What I've learnt from watching TV

I'm following quite a number of American television series right now, but most of them fill out only half an hour: The Big C, Mike & Molly, Raising Hope, Running Wilde, On the Road with Austin & Santino, Outsourced.

Stills from my two favourite shows at the moment, The Good Wife and Rubicon. I love yellow legal pad.

Temple Grandin is an HBO biopic which swept up seven Emmys in August. Claire Danes plays the titular autistic cattle expert who invented the squeeze machine. It is a spectacularly skilful performance, far beyond the days of Dustin Hoffman's Rain Man. Watching the movie, I had to wonder whether I was borderline autistic myself. Temple is completely unaware of her own facial expressions, and is delightfully surprised studying them through polaroids her aunt takes. She is hypersensitive to touch, suffers high anxiety, balks at innocuous triggers such as sliding doors, and is emotionally shut down towards people. Her conversation lacks segues, but when she waxes passionate, I recognize her genius, because she speaks like an eminent secondary school classmate I had.
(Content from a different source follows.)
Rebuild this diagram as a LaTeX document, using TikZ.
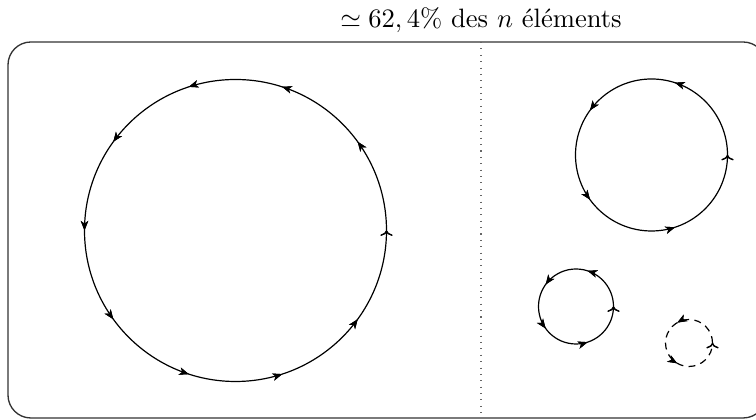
\documentclass[tikz,border=0pt]{standalone}
\usepackage{fontspec}
\usetikzlibrary{decorations.markings,arrows.meta}
\tikzset{
  frame/.style={draw=black!80, line width=0.5pt, rounded corners=8.6pt},
  cyc/.style={draw=black, line width=0.45pt},
  startmark/.style={postaction={decorate},
    decoration={markings, mark=at position 0 with {\arrow{To[length=2pt,width=4.5pt]}}}},
  arrowsTen/.style={startmark, postaction={decorate},
    decoration={markings, mark=between positions 0.1 and 0.95 step 0.1 with {\arrow{Stealth[length=3.6pt,width=2.8pt,inset=1pt]}}}},
  arrowsFive/.style={startmark, postaction={decorate},
    decoration={markings, mark=between positions 0.2 and 0.9 step 0.2 with {\arrow{Stealth[length=3.6pt,width=2.8pt,inset=1pt]}}}},
  arrowsThree/.style={startmark, postaction={decorate},
    decoration={markings, mark=between positions 0.3333 and 0.8 step 0.3333 with {\arrow{Stealth[length=3.6pt,width=2.8pt,inset=1pt]}}}},
}
\begin{document}
\begin{tikzpicture}[x=0.376pt,y=0.376pt]
\useasboundingbox (0,0) rectangle (756,420);
\clip (0,0) rectangle (756,420);
\coordinate (bl) at (8,2);
\coordinate (tr) at (766,378);
\draw[frame] (bl) rectangle (tr);
\coordinate (dtop) at (481,378);
\coordinate (dbot) at (481,2);
\draw[dotted, draw=black!60, line width=0.4pt] (dtop) -- (dbot);
\node[above, inner sep=3.33pt] (lab) at (dtop) {$\simeq 62,4\%$ des $n$ éléments};
\draw[cyc, arrowsTen] (235.5,189.5) circle[radius=151];
\draw[cyc, arrowsFive] (651.5,265) circle[radius=76];
\draw[cyc, arrowsFive] (576,113.5) circle[radius=37.5];
\draw[cyc, dash pattern=on 2.6pt off 2pt, arrowsThree] (689,77) circle[radius=23.5];
\end{tikzpicture}
\end{document}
If there was one convenient snap judgement to be made from the first few episodes of Top Chef: Just Desserts, it is that pastry chefs are nuts. Almost every single person on the show is on edge, even head judge Iuzzini, who can be quite the emotional jerk. The sanest of them, Eric ("the Zen Baker"), turns out not to be in fact a chef of sweets so much as a baker of savouries. The scene which really struck a chord was of Korean-born Heather Hurlbert snapping from the kitchen counter while a nerve-racked colleague retreats upstairs: "She needs to suck it up!" Beware of Asian fury. But I do that a lot, shouting down people, even if just in my head. It's uncalled for, and it's definitely bad for health. I get incredibly incensed sometimes when someone is hated on. It used to be that I'd imagine lecturing the whole lousy flock. Recently I just want to punch their faces in. I need a squeeze machine.